Operation Shakespeare is an engaging thriller that delves into the murky and dangerous underworld of the black market arms trade. It starts in the streets and alleys of a city near Baghdad, Iraq, where the members of Outkast Patrol confront the explosive proliferation of IEDs planted by Taliban insurgents. IEDs have killed or injured thousands of soldiers on patrol in Iraq; a troubling irony is that many of these devices are manufactured with control circuits containing US electronic parts, illegally sourced through intermediaries by Iran and smuggled into the field in Iraq.

Author John Shiffman has written a tightly interwoven and superbly crafted thriller that spans the globe. A complex web of entanglements stretches between Iran, Iraq, Germany, Switzerland Dubai, Georgia, Canada, the UK and the United States. Spies, government officials, bankers, brokers, shippers and warehousing firms conspire to enable rogue regimes to acquire classified military technology, weapons, electronics and whole vehicles, including airplanes, Humvees and helicopters. What is most astonishing about Operation Shakespeare, however, is that while it reads like the kind of thriller you would normally expect from Tom Clancy or John Le Carré, every word is true.

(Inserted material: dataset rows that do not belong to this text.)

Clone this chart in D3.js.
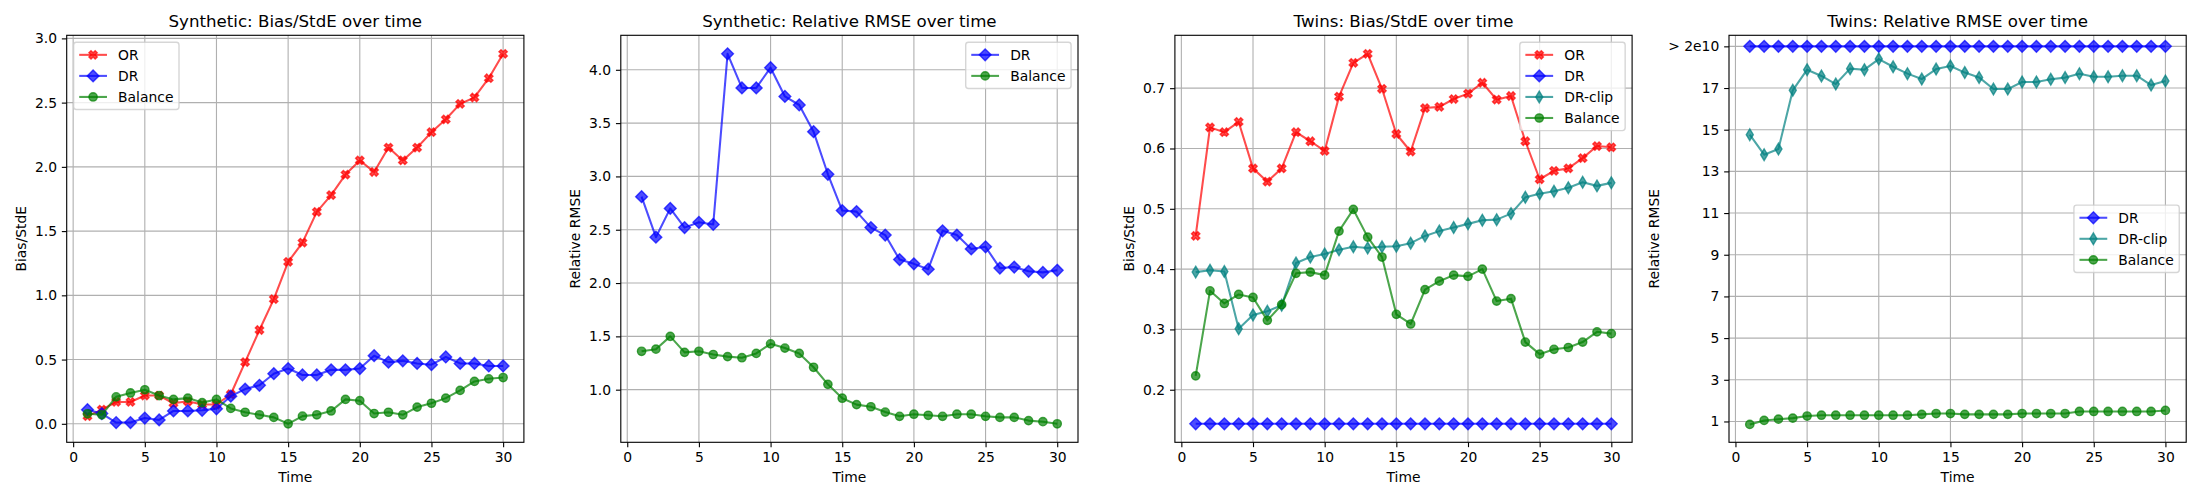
<!DOCTYPE html>
<html>
<head>
<meta charset="utf-8">
<script src="https://cdn.jsdelivr.net/npm/d3@7"></script>
<style>
  body { margin: 0; background: #fff; }
  svg { display: block; font-family: "DejaVu Sans", sans-serif; }
</style>
</head>
<body>
<svg id="chart" width="2200" height="500"></svg>
<script>
// ---- data ----
const time = [1, 2, 3, 4, 5, 6, 7, 8, 9, 10, 11, 12, 13, 14, 15, 16, 17, 18, 19, 20, 21, 22, 23, 24, 25, 26, 27, 28, 29, 30];
const timeTicks = [0, 5, 10, 15, 20, 25, 30];

// Synthetic: Bias/StdE
const synBiasOR = [0.06, 0.11, 0.17, 0.17, 0.22, 0.22, 0.16, 0.175, 0.15, 0.15, 0.23, 0.48, 0.73, 0.97, 1.26, 1.41, 1.65, 1.78, 1.94, 2.05, 1.96, 2.15, 2.05, 2.15, 2.27, 2.37, 2.49, 2.54, 2.69, 2.88];
const synBiasDR = [0.11, 0.08, 0.01, 0.01, 0.045, 0.03, 0.10, 0.10, 0.105, 0.117, 0.215, 0.27, 0.30, 0.39, 0.43, 0.38, 0.38, 0.42, 0.42, 0.43, 0.53, 0.48, 0.49, 0.47, 0.46, 0.52, 0.47, 0.47, 0.45, 0.45];
const synBiasBalance = [0.078, 0.07, 0.21, 0.24, 0.265, 0.22, 0.19, 0.20, 0.165, 0.19, 0.12, 0.09, 0.07, 0.05, 0.00, 0.06, 0.07, 0.10, 0.19, 0.18, 0.08, 0.09, 0.07, 0.13, 0.16, 0.20, 0.26, 0.33, 0.35, 0.36];
const synBiasTicks = [0, 0.5, 1.0, 1.5, 2.0, 2.5, 3.0];

// Synthetic: Relative RMSE
const synRmseDR = [2.81, 2.43, 2.70, 2.52, 2.57, 2.55, 4.15, 3.83, 3.83, 4.02, 3.75, 3.67, 3.42, 3.02, 2.68, 2.67, 2.52, 2.45, 2.22, 2.18, 2.13, 2.49, 2.45, 2.32, 2.34, 2.14, 2.15, 2.11, 2.10, 2.12];
const synRmseBalance = [1.36, 1.38, 1.50, 1.35, 1.36, 1.33, 1.31, 1.30, 1.34, 1.43, 1.39, 1.34, 1.21, 1.05, 0.92, 0.86, 0.84, 0.79, 0.75, 0.77, 0.76, 0.75, 0.77, 0.77, 0.75, 0.74, 0.74, 0.71, 0.70, 0.68];
const synRmseTicks = [1.0, 1.5, 2.0, 2.5, 3.0, 3.5, 4.0];

// Twins: Bias/StdE
const twinsBiasOR = [0.455, 0.635, 0.627, 0.644, 0.567, 0.545, 0.567, 0.627, 0.612, 0.596, 0.686, 0.742, 0.757, 0.699, 0.624, 0.595, 0.667, 0.669, 0.682, 0.691, 0.709, 0.681, 0.687, 0.612, 0.549, 0.563, 0.567, 0.584, 0.604, 0.602];
const twinsBiasDR = [0.1435, 0.1435, 0.1435, 0.1435, 0.1435, 0.1435, 0.1435, 0.1435, 0.1435, 0.1435, 0.1435, 0.1435, 0.1435, 0.1435, 0.1435, 0.1435, 0.1435, 0.1435, 0.1435, 0.1435, 0.1435, 0.1435, 0.1435, 0.1435, 0.1435, 0.1435, 0.1435, 0.1435, 0.1435, 0.1435];
const twinsBiasDRclip = [0.395, 0.398, 0.396, 0.301, 0.324, 0.330, 0.340, 0.410, 0.420, 0.425, 0.432, 0.437, 0.435, 0.437, 0.438, 0.443, 0.455, 0.463, 0.469, 0.475, 0.481, 0.482, 0.492, 0.519, 0.525, 0.529, 0.535, 0.544, 0.538, 0.543];
const twinsBiasBalance = [0.223, 0.364, 0.343, 0.358, 0.353, 0.315, 0.341, 0.393, 0.395, 0.390, 0.463, 0.499, 0.453, 0.420, 0.325, 0.309, 0.366, 0.380, 0.390, 0.388, 0.400, 0.347, 0.351, 0.279, 0.259, 0.267, 0.270, 0.279, 0.296, 0.293];
const twinsBiasTicks = [0.2, 0.3, 0.4, 0.5, 0.6, 0.7];

// Twins: Relative RMSE (DR is off the scale, drawn at the capped "> 2e10" row)
const twinsRmseDRCapped = [19, 19, 19, 19, 19, 19, 19, 19, 19, 19, 19, 19, 19, 19, 19, 19, 19, 19, 19, 19, 19, 19, 19, 19, 19, 19, 19, 19, 19, 19];
const twinsRmseDRclip = [14.76, 13.80, 14.07, 16.89, 17.88, 17.58, 17.19, 17.93, 17.88, 18.39, 18.02, 17.69, 17.43, 17.91, 18.06, 17.74, 17.51, 16.95, 16.95, 17.29, 17.29, 17.42, 17.50, 17.69, 17.54, 17.54, 17.59, 17.59, 17.14, 17.34];
const twinsRmseBalance = [0.86, 1.05, 1.11, 1.16, 1.26, 1.30, 1.30, 1.30, 1.30, 1.30, 1.30, 1.30, 1.34, 1.38, 1.38, 1.34, 1.34, 1.34, 1.34, 1.38, 1.38, 1.38, 1.38, 1.48, 1.48, 1.48, 1.48, 1.48, 1.48, 1.53];
const twinsRmseTicks = [1, 3, 5, 7, 9, 11, 13, 15, 17, 19];
const twinsRmseTickLabels = ['1', '3', '5', '7', '9', '11', '13', '15', '17', '> 2e10'];

// ---- layout (matplotlib 22x5in @100dpi look) ----
const FS = 13.89;          // 10pt
const TITLE_FS = 16.67;    // 12pt
const axTop = 35.3, axBottom = 442.3, axW = 457.2;
const axLefts = [66.7, 620.8, 1174.9, 1729];
const tickLen = 4.86, tickPad = 4.86;
const ms = 8.33;           // markersize 6pt

const panels = [
  {
    title: 'Synthetic: Bias/StdE over time', ylabel: 'Bias/StdE',
    yTicks: synBiasTicks, yFmt: d3.format('.1f'), legend: 'upper left',
    series: [
      { name: 'OR', values: synBiasOR, color: 'red', marker: 'X' },
      { name: 'DR', values: synBiasDR, color: 'blue', marker: 'D' },
      { name: 'Balance', values: synBiasBalance, color: 'green', marker: 'o' }
    ]
  },
  {
    title: 'Synthetic: Relative RMSE over time', ylabel: 'Relative RMSE',
    yTicks: synRmseTicks, yFmt: d3.format('.1f'), legend: 'upper right',
    series: [
      { name: 'DR', values: synRmseDR, color: 'blue', marker: 'D' },
      { name: 'Balance', values: synRmseBalance, color: 'green', marker: 'o' }
    ]
  },
  {
    title: 'Twins: Bias/StdE over time', ylabel: 'Bias/StdE',
    yTicks: twinsBiasTicks, yFmt: d3.format('.1f'), legend: 'upper right',
    series: [
      { name: 'OR', values: twinsBiasOR, color: 'red', marker: 'X' },
      { name: 'DR', values: twinsBiasDR, color: 'blue', marker: 'D' },
      { name: 'DR-clip', values: twinsBiasDRclip, color: 'teal', marker: 'd' },
      { name: 'Balance', values: twinsBiasBalance, color: 'green', marker: 'o' }
    ]
  },
  {
    title: 'Twins: Relative RMSE over time', ylabel: 'Relative RMSE',
    yTicks: twinsRmseTicks, yFmt: (d, i) => twinsRmseTickLabels[i], legend: 'center right',
    yDomain: [0, 19.53],
    series: [
      { name: 'DR', values: twinsRmseDRCapped, color: 'blue', marker: 'D' },
      { name: 'DR-clip', values: twinsRmseDRclip, color: 'teal', marker: 'd' },
      { name: 'Balance', values: twinsRmseBalance, color: 'green', marker: 'o' }
    ]
  }
];

function markerPath(type) {
  const h = ms / Math.SQRT2;
  const r = ms / 2;
  if (type === 'o') return `M${r},0A${r},${r} 0 1,1 ${-r},0A${r},${r} 0 1,1 ${r},0Z`;
  if (type === 'D') return `M0,${-h}L${h},0L0,${h}L${-h},0Z`;
  if (type === 'd') return `M0,${-h}L${0.6 * h},0L0,${h}L${-0.6 * h},0Z`;
  // filled X
  const pts = [[-1, -2], [0, -1], [1, -2], [2, -1], [1, 0], [2, 1], [1, 2], [0, 1], [-1, 2], [-2, 1], [-1, 0], [-2, -1]];
  return 'M' + pts.map(p => `${p[0] * ms / 4},${p[1] * ms / 4}`).join('L') + 'Z';
}

// pad a [min,max] extent by 5% like matplotlib autoscaling
function padded(ext) {
  const m = (ext[1] - ext[0]) * 0.05;
  return [ext[0] - m, ext[1] + m];
}

const svg = d3.select('#chart');
svg.append('rect').attr('width', 2200).attr('height', 500).attr('fill', '#fff');

panels.forEach((p, pi) => {
  const left = axLefts[pi];
  const right = left + axW;
  const g = svg.append('g');

  const x = d3.scaleLinear().domain(padded(d3.extent(time))).range([left, right]);
  const allY = p.series.flatMap(s => s.values);
  const y = d3.scaleLinear().domain(p.yDomain || padded(d3.extent(allY))).range([axBottom, axTop]);

  // grid
  g.append('g').selectAll('line').data(timeTicks).join('line')
    .attr('x1', d => x(d)).attr('x2', d => x(d))
    .attr('y1', axTop).attr('y2', axBottom)
    .attr('stroke', '#b0b0b0').attr('stroke-width', 1.11);
  g.append('g').selectAll('line').data(p.yTicks).join('line')
    .attr('x1', left).attr('x2', right)
    .attr('y1', d => y(d)).attr('y2', d => y(d))
    .attr('stroke', '#b0b0b0').attr('stroke-width', 1.11);

  // axes
  const xAxis = g.append('g').attr('transform', `translate(0,${axBottom})`)
    .call(d3.axisBottom(x).tickValues(timeTicks).tickSize(tickLen).tickPadding(tickPad).tickSizeOuter(0));
  const yAxis = g.append('g').attr('transform', `translate(${left},0)`)
    .call(d3.axisLeft(y).tickValues(p.yTicks).tickFormat(p.yFmt).tickSize(tickLen).tickPadding(tickPad).tickSizeOuter(0));
  [xAxis, yAxis].forEach(a => {
    a.select('.domain').remove();
    a.selectAll('.tick line').attr('stroke', '#000').attr('stroke-width', 1.11);
    a.selectAll('.tick text').attr('fill', '#000')
      .style('font-size', FS + 'px').style('font-family', '"DejaVu Sans", sans-serif');
  });

  // series
  const clipId = 'clip' + pi;
  svg.append('clipPath').attr('id', clipId).append('rect')
    .attr('x', left).attr('y', axTop).attr('width', axW).attr('height', axBottom - axTop);
  const plot = g.append('g').attr('clip-path', `url(#${clipId})`);
  const line = d3.line().x((d, i) => x(time[i])).y(d => y(d));
  p.series.forEach(s => {
    const sg = plot.append('g');
    sg.append('path').attr('d', line(s.values))
      .attr('fill', 'none').attr('stroke', s.color).attr('stroke-opacity', 0.7)
      .attr('stroke-width', 2.08).attr('stroke-linejoin', 'round');
    sg.selectAll('path.mk').data(s.values).join('path').attr('class', 'mk')
      .attr('d', markerPath(s.marker))
      .attr('transform', (d, i) => `translate(${x(time[i])},${y(d)})`)
      .attr('fill', s.color).attr('fill-opacity', 0.7)
      .attr('stroke', s.color).attr('stroke-opacity', 0.7).attr('stroke-width', 1.39)
      .attr('stroke-linejoin', 'miter');
  });

  // spines
  g.append('rect').attr('x', left).attr('y', axTop).attr('width', axW).attr('height', axBottom - axTop)
    .attr('fill', 'none').attr('stroke', '#000').attr('stroke-width', 1.11);

  // title and labels
  g.append('text').attr('x', (left + right) / 2).attr('y', 27.2).attr('text-anchor', 'middle')
    .style('font-size', TITLE_FS + 'px').text(p.title);
  g.append('text').attr('x', (left + right) / 2).attr('y', 482.3).attr('text-anchor', 'middle')
    .style('font-size', FS + 'px').text('Time');
  let minX = 0;
  yAxis.selectAll('.tick text').each(function () {
    minX = Math.min(minX, this.getBBox().x);
  });
  const ylx = left + minX - 5.56 - 3.3;
  g.append('text').attr('transform', `translate(${ylx},${(axTop + axBottom) / 2}) rotate(-90)`)
    .attr('text-anchor', 'middle').style('font-size', FS + 'px').text(p.ylabel);

  // legend
  const borderPad = 0.4 * FS, handleLen = 2 * FS, handleTextPad = 0.8 * FS;
  const labelSpacing = 0.5 * FS, rowH = 14.1, axPad = 0.5 * FS;
  const lg = g.append('g');
  const texts = p.series.map(s => lg.append('text').style('font-size', FS + 'px').text(s.name));
  const textW = d3.max(texts, t => t.node().getComputedTextLength());
  const boxW = 2 * borderPad + handleLen + handleTextPad + textW;
  const n = p.series.length;
  const boxH = 2 * borderPad + n * rowH + (n - 1) * labelSpacing;
  let bx, by;
  if (p.legend === 'upper left') { bx = left + axPad; by = axTop + axPad; }
  else if (p.legend === 'upper right') { bx = right - axPad - boxW; by = axTop + axPad; }
  else { bx = right - axPad - boxW; by = (axTop + axBottom) / 2 - boxH / 2; }
  lg.insert('rect', 'text').attr('x', bx).attr('y', by).attr('width', boxW).attr('height', boxH)
    .attr('rx', 0.2 * FS).attr('fill', '#fff').attr('fill-opacity', 0.8)
    .attr('stroke', '#cccccc').attr('stroke-opacity', 0.8).attr('stroke-width', 1.39);
  p.series.forEach((s, i) => {
    const yc = by + borderPad + i * (rowH + labelSpacing) + rowH / 2;
    const hx = bx + borderPad;
    lg.append('line').attr('x1', hx).attr('x2', hx + handleLen).attr('y1', yc).attr('y2', yc)
      .attr('stroke', s.color).attr('stroke-opacity', 0.7).attr('stroke-width', 2.08);
    lg.append('path').attr('d', markerPath(s.marker))
      .attr('transform', `translate(${hx + handleLen / 2},${yc})`)
      .attr('fill', s.color).attr('fill-opacity', 0.7)
      .attr('stroke', s.color).attr('stroke-opacity', 0.7).attr('stroke-width', 1.39);
    texts[i].attr('x', hx + handleLen + handleTextPad).attr('y', yc + 5).raise();
  });
});
</script>
</body>
</html>
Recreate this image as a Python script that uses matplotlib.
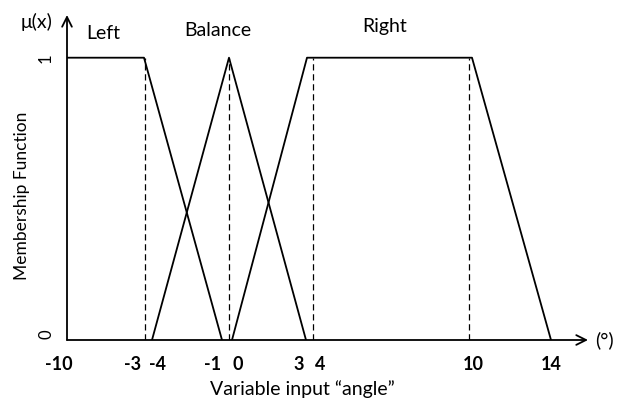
import matplotlib
matplotlib.use("Agg")
import matplotlib.pyplot as plt

# schematic x positions (axis units, origin = -10), membership 0..1
left_x = [0, 77, 155]
left_y = [1, 1, 0]
balance_x = [85, 162, 239]
balance_y = [0, 1, 0]
right_x = [165, 240, 405, 484]
right_y = [0, 1, 1, 0]
dashed_x = [78, 162, 246, 402]

tick_pos = [-8, 66, 91, 146, 171, 232, 253, 406, 484]
tick_labels = ["-10", "-3", "-4", "-1", "0", "3", "4", "10", "14"]

set_names = ["Left", "Balance", "Right"]
set_label_x = [36, 151, 318]
set_label_y = [1.085, 1.095, 1.11]

plt.rcParams['font.family'] = ['Lato', 'DejaVu Sans']

fig = plt.figure(figsize=(6.22, 4.03), dpi=100)
W, H = 622, 403
# axes box in pixels: left 67, right 588, bottom 340, top 15
ax = fig.add_axes([67 / W, (H - 340) / H, (588 - 67) / W, (340 - 15) / H])
ax.set_xlim(0, 521)
ax.set_ylim(0, 325 / 282.3)
ax.axis("off")

lw = 1.3
ax.plot(left_x, left_y, color="black", lw=lw)
ax.plot(balance_x, balance_y, color="black", lw=lw)
ax.plot(right_x, right_y, color="black", lw=lw)
for xd in dashed_x:
    ax.plot([xd, xd], [0, 1], color="black", lw=0.9, ls=(0, (5, 3)))

# axes with arrows
ax.annotate("", xy=(521, 0), xytext=(0, 0),
            arrowprops=dict(arrowstyle="->,head_length=0.7,head_width=0.35", color="black", lw=lw,
                            shrinkA=0, shrinkB=0))
ax.annotate("", xy=(0, 325 / 282.3), xytext=(0, 0),
            arrowprops=dict(arrowstyle="->,head_length=0.7,head_width=0.35", color="black", lw=lw,
                            shrinkA=0, shrinkB=0))

for p, t in zip(tick_pos, tick_labels):
    ax.text(p, -25 / 282.3, t, ha="center", va="center", fontsize=13, fontweight="bold")

ax.text(-21, 1, "1", rotation=90, ha="center", va="center", fontsize=12)
ax.text(-21, 0.02, "0", rotation=90, ha="center", va="center", fontsize=12)
ax.text(-30, 1.125, "\u03bc(x)", ha="center", va="center", fontsize=14)
ax.text(537, 0, "(\u00b0)", ha="center", va="center", fontsize=14)

for name, lx, ly in zip(set_names, set_label_x, set_label_y):
    ax.text(lx, ly, name, ha="center", va="center", fontsize=14)

ax.text(-45, 0.51, "Membership Function", rotation=90, ha="center", va="center", fontsize=12.5)
ax.text(235, -49 / 282.3, "Variable input \u201cangle\u201d", ha="center", va="center", fontsize=14)

fig.savefig("out.png", dpi=100)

In 2009, John Shiffman was a reporter with the Philadelphia Inquirer. He was one of the reporters who broke the story of an international sting that resulted in the arrest of an Iranian national lured to Georgia and subsequently deported to the United States to face charges of violating laws prohibiting the export of military technology. Amir Ardebili was one of hundreds of Iranian brokers actively engaged in circumventing export restrictions to procure technology on behalf of the Iranian military, negotiating for the purchase of millions of dollars of radar equipment, airplane parts, night vision technology, gyroscopes and computer chips. He leveraged money brokers to route funds through banks in Germany and Switzerland, and arranged transhipments through free ports like Dubai and Georgia, in a complex effort to circumvent trade embargoes and conceal Iran as the ultimate purchaser.

In writing Operation Shakespeare, John Shiffman has done a masterful job of researching the events that led up to the arrest of Ardebili. He conducted numerous interviews with virtually every major player, from US government sources to Ardebili himself. He takes the reader inside the investigation, the sting and the ultimate arrest of a major player in the black market arms trade. Shiffman does a masterful job of describing the shadow world of the black market as it actually exists, and illustrating how prohibited transactions leverage deception, duplicity, ignorance and a willing blind eye to fuel a market worth hundreds of millions of dollars. What I most enjoyed is how Shiffman has leveraged extensive research and interviews to paint a vivid picture of actual events that is more complex and intriguing—and ultimately more disturbing because of it—than some of the best fictional thrillers. 

If you enjoy your thrillers with more than a grain of plausibility, or are curious about the extensive machinations involved in sustaining conflicts on the world stage, then Operation Shakespeare is definitely worth the read.

Mark Mullaly is an avid reader, sometimes writer, enthusiastic motorcyclist and lover of wine (and endeavours to engage in only one of these pursuits at any given time).